Si les faits évoqués dans ce rapport n'ont aucune commune mesure avec les plaintes déposées, le fonctionnaire en charge de l'inspection avait pointé plusieurs dysfonctionnements. Est-il passé à côté des conclusions de ce travail? Les-a-t-il minimisées? Charge à lui de convaincre.
• François Bayrou est-il intervenu dans le traitement judiciaire du sossier?
Le Premier ministre a toujours nié avoir eu une quelconque influence sur la procédure judiciaire, faute d'avoir été au courant des faits reprochés. Mais Christian Mirande, l'ancien juge d'instruction en charge du dossier, affirme avoir rencontré de façon privée François Bayrou en 1998 pour évoquer le sujet.
À l'époque, l'ancien directeur de l'institution catholique du Béarn, était accusé de viol par un ancien élève, le premier à avoir dénoncé de tels faits.
"Il était inquiet parce qu'il avait l'un de ses enfants qui était élève à Bétharram", a raconté l'ancien juge d'instruction sur BFMTV en février dernier.
"Tout le monde en parlait, les journaux locaux... Il n'a rien appris en venant me voir qui n'ait été publié auparavant dans les médias", a-t-il encore expliqué sur notre antenne.
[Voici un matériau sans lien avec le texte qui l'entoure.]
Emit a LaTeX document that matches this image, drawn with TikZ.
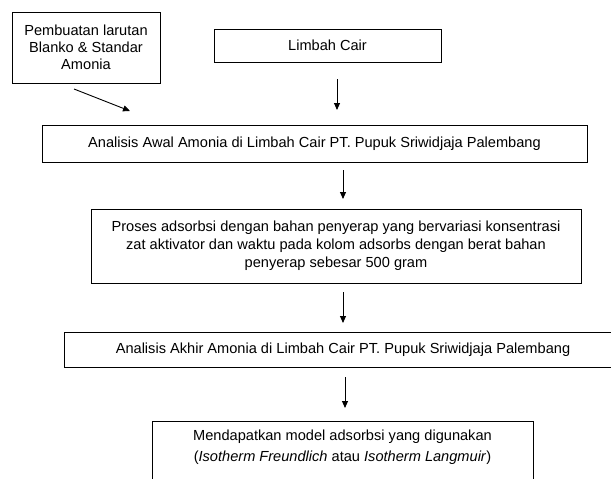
\documentclass[tikz,border=0pt]{standalone}
\usepackage{fontspec}
\setmainfont{Liberation Sans}
\usetikzlibrary{arrows.meta}
\begin{document}
\begin{tikzpicture}[x=1pt,y=-1pt,
  box/.style={draw, line width=0.9pt, inner sep=0pt, align=center, font=\fontsize{14.6}{17}\selectfont},
  arr/.style={line width=0.9pt, -{Triangle[length=7pt,width=6pt]}}]
\useasboundingbox (0,0) rectangle (611,479);
\clip (0,0) rectangle (611,479);
\node[box, minimum width=148pt, minimum height=71pt] (prep) at (86,47.5)
  {Pembuatan larutan\\Blanko \& Standar\\Amonia};
\node[box, minimum width=227pt, minimum height=33pt] (lc) at (327.5,45.5) {Limbah Cair};
\node[box, minimum width=545pt, minimum height=37pt] (awal) at (314.5,143.5)
  {Analisis Awal Amonia di Limbah Cair PT. Pupuk Sriwidjaja Palembang};
\node[box, minimum width=490pt, minimum height=74pt, font=\fontsize{14.6}{18}\selectfont] (proses) at (336,246)
  {Proses adsorbsi dengan bahan penyerap yang bervariasi konsentrasi\\zat aktivator dan waktu pada kolom adsorbs dengan berat bahan\\penyerap sebesar 500 gram};
\node[box, minimum width=558pt, minimum height=35pt] (akhir) at (343,349.5)
  {Analisis Akhir Amonia di Limbah Cair PT. Pupuk Sriwidjaja Palembang};
\node[box, anchor=north, minimum width=381pt, inner ysep=8pt, text depth=60pt, font=\fontsize{14.6}{21}\selectfont] (model) at (342.5,421)
  {Mendapatkan model adsorbsi yang digunakan\\(\textit{Isotherm Freundlich} atau \textit{Isotherm Langmuir})};
\coordinate (p1) at (74,89);
\coordinate (p2) at (130,111);
\coordinate (q1) at (337,79);
\coordinate (q2) at (337,110);
\coordinate (r1) at (343,170);
\coordinate (r2) at (343,199);
\coordinate (s1) at (343,292);
\coordinate (s2) at (343,323);
\coordinate (t1) at (345,377);
\coordinate (t2) at (345,408);
\draw[arr] (p1) -- (p2);
\draw[arr] (q1) -- (q2);
\draw[arr] (r1) -- (r2);
\draw[arr] (s1) -- (s2);
\draw[arr] (t1) -- (t2);
\end{tikzpicture}
\end{document}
Christian Mirande a maintenu sa version des faits devant la commission d'enquête.
"Ce n'était pas (une rencontre) fortuite puisqu'il est venu chez moi (...) pour en parler", a dit l'ancien juge,
"Je n'ai pas compris" que François Bayrou "ait pu occulter nos échanges" après "être venu me voir", a expliqué l'ex-magistrat devant les députés. "François Bayrou n'arrivait pas à croire la réalité" des faits reprochés au prêtre accusé de viol, "qu'il semblait connaître", a encore ajouté Christian Mirande.
La fille de François Bayrou, Hélène Perlant, a également confirmé que son père avait bien rencontré ce juge. "Il ne s'en souvient pas, je pense, mais je suis là le soir où il rentre de chez le juge Mirande, on est là tous seuls tous les deux et il me dit: 'Ne le répète surtout pas, j'ai juré d'être dans le secret de l'instruction'", a déclaré Hélène Perlant auprès de Médiapart.
Autre témoignage: celui d'Alain Hontangs, un ancien gendarme. Le 26 mai 1998, enquêteur à la section de recherches (SR) de Pau, il devait présenter au juge d'instruction Christian Mirand le prêtre Pierre Carricard accusé de viol par un élève de Bétharram.
Ce jour-là, à 14h, le juge "m'attendait devant la porte de son bureau" et "m'a dit: 'La présentation est retardée, le procureur général demande à voir le dossier, il y a eu une intervention de Monsieur Bayrou'", a relaté l'ancien gendarme devant la commission d'enquête.
Le Premier ministre va-t-il parvenir à convaincre les députés? En cas de "faux témoignage" devant la commission d'enquête, François Bayrou risque une peine de prison qui peut aller de trois à sept ans tout comme une amende variant de 45.000 à 100.000 euros.
Emmanuel Macron a jugé de son côté que le chef du gouvernement avait "toute sa confiance" fin février.